One of the key drivers of Italy introducing precarious work has been the European economic policy framework. With fiscal policy constrained by the Maastricht regime and with a devaluation of the national currency no longer possible in the monetary union, “labour” was seen as the only factor of adjustment by policy makers.

However, Italy’s strategy only serves to demonstrates the danger of attempting to emulate another country’s model – in this case Germany – when the country is unable to cope. 

While unemployment is not as high as Greece and Spain, research has suggested that since the 90s, productivity has declined from 1.65 per cent to 0.39 per cent. In fact, a recent study by the OECD showed that Italy has the most flexible labour market in the world.
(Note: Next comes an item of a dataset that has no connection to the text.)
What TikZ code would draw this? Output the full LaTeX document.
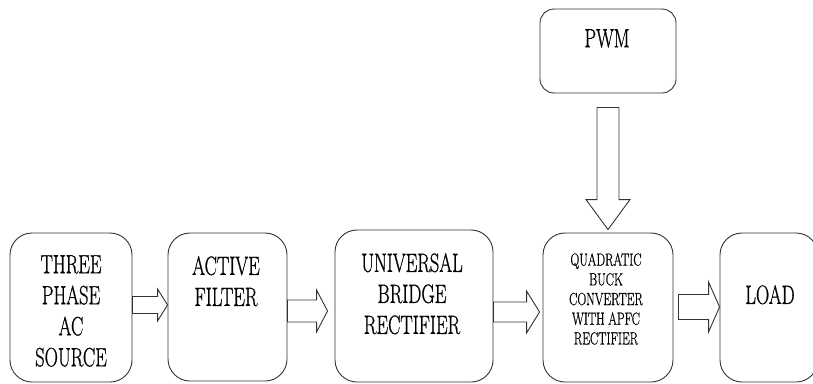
\documentclass[tikz,border=0pt]{standalone}
\usepackage{fontspec}
\usepackage{graphicx}
\newfontfamily\lmbold[FakeBold=1.0]{Latin Modern Roman}
\usetikzlibrary{calc}
\newcommand\sqz[1]{\scalebox{0.70}[1]{#1}}
\tikzset{
  blk/.style={draw=black!80, line width=0.9pt, rounded corners=22pt, inner sep=0pt, fill=white},
  pwmblk/.style={draw=black!80, line width=0.9pt, rounded corners=14pt, inner sep=0pt, fill=white},
  bigtxt/.style={anchor=north, inner sep=0pt, align=center, font=\lmbold\fontsize{26.4}{31}\selectfont},
  smalltxt/.style={anchor=north, inner sep=0pt, align=center, font=\lmbold\fontsize{17.6}{19.7}\selectfont},
  arrowline/.style={draw=black!80, line width=0.9pt, line join=miter, fill=white}
}
% horizontal block arrow: #1 start point, #2 tip point, #3 shaft half-width, #4 head half-width, #5 head length
\newcommand\hblockarrow[5]{%
  \draw[arrowline] let \p1=(#1), \p2=(#2) in
    ({\x1},{\y2+#3}) -- ({\x2-#5},{\y2+#3}) -- ({\x2-#5},{\y2+#4}) -- (\p2)
    -- ({\x2-#5},{\y2-#4}) -- ({\x2-#5},{\y2-#3}) -- ({\x1},{\y2-#3}) -- cycle;}
% vertical (downward) block arrow
\newcommand\vblockarrow[5]{%
  \draw[arrowline] let \p1=(#1), \p2=(#2) in
    ({\x2-#3},{\y1}) -- ({\x2-#3},{\y2+#5}) -- ({\x2-#4},{\y2+#5}) -- (\p2)
    -- ({\x2+#4},{\y2+#5}) -- ({\x2+#3},{\y2+#5}) -- ({\x2+#3},{\y1}) -- cycle;}
\begin{document}
\begin{tikzpicture}[x=1pt, y=-1pt]
\useasboundingbox (0,0) rectangle (813,383);
\clip (0,0) rectangle (813,383);
\fill[white] (0,0) rectangle (813,383);

% boxes
\node[blk, minimum width=122pt, minimum height=149pt] (b1) at (71,307.5) {};
\node[blk, minimum width=119pt, minimum height=148pt] (b2) at (227.5,307) {};
\node[blk, minimum width=158pt, minimum height=152pt] (b3) at (414,306) {};
\node[blk, minimum width=130pt, minimum height=149pt] (b4) at (608,307.5) {};
\node[blk, minimum width=98pt, minimum height=149pt] (b5) at (769,307.5) {};
\node[pwmblk, minimum width=136pt, minimum height=84pt] (pwm) at (608,51) {};

% texts
\node[bigtxt] (t1) at (71,255) {\sqz{THREE}\\\sqz{PHASE}\\\sqz{AC}\\\sqz{SOURCE}};
\node[bigtxt] (t2) at (226,256) {\sqz{ACTIVE}\\\sqz{FILTER}};
\node[bigtxt] (t3) at (412,253) {\sqz{UNIVERSAL}\\\sqz{BRIDGE}\\\sqz{RECTIFIER}};
\node[smalltxt] (t4) at (606,253) {\sqz{QUADRATIC}\\\sqz{BUCK}\\\sqz{CONVERTER}\\\sqz{WITH APFC}\\\sqz{RECTIFIER}};
\node[bigtxt] (t5) at (770,285) {\sqz{LOAD}};
\node[bigtxt] (t6) at (607,29) {\sqz{PWM}};

% arrow end points
\coordinate (a1s) at (b1.east);
\coordinate (a1t) at ($(b2.west |- 0,305)$);
\coordinate (a2s) at (b2.east);
\coordinate (a2t) at ($(b3.west |- 0,311) + (-7,0)$);
\coordinate (a3s) at (b3.east);
\coordinate (a3t) at ($(b4.west |- 0,312) + (-3,0)$);
\coordinate (a4s) at ($(b4.east) + (5,0)$);
\coordinate (a4t) at ($(b5.west |- 0,307)$);
\coordinate (a5s) at ($(pwm.south) + (0,14)$);
\coordinate (a5t) at ($(b4.north) + (0,-3)$);

\hblockarrow{a1s}{a1t}{8.5pt}{16pt}{10pt}
\hblockarrow{a2s}{a2t}{11pt}{21pt}{11pt}
\hblockarrow{a3s}{a3t}{10pt}{21pt}{13pt}
\hblockarrow{a4s}{a4t}{12.5pt}{25pt}{11pt}
\vblockarrow{a5s}{a5t}{11pt}{22pt}{30pt}
\end{tikzpicture}
\end{document}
But with Germany’s productivity levels in mind, Italian politician Matteo Renzi suggested the country be made more flexible. As a result, a variety of labour contracts were created. The plan included a reform of the constitution, designed to give more rights to employers.

What this did, however, was give bosses the ability to fire workers who had been on the payroll for three years without any explanation. Essentially, an attempt at fostering another country’s strategy while it didn’t have the means to do so has only exacerbated the nation’s problems, and it is now suffering more than elsewhere with the long-term implications of this. 

And though unions have tried to make a stand several times, no real change has made as of yet.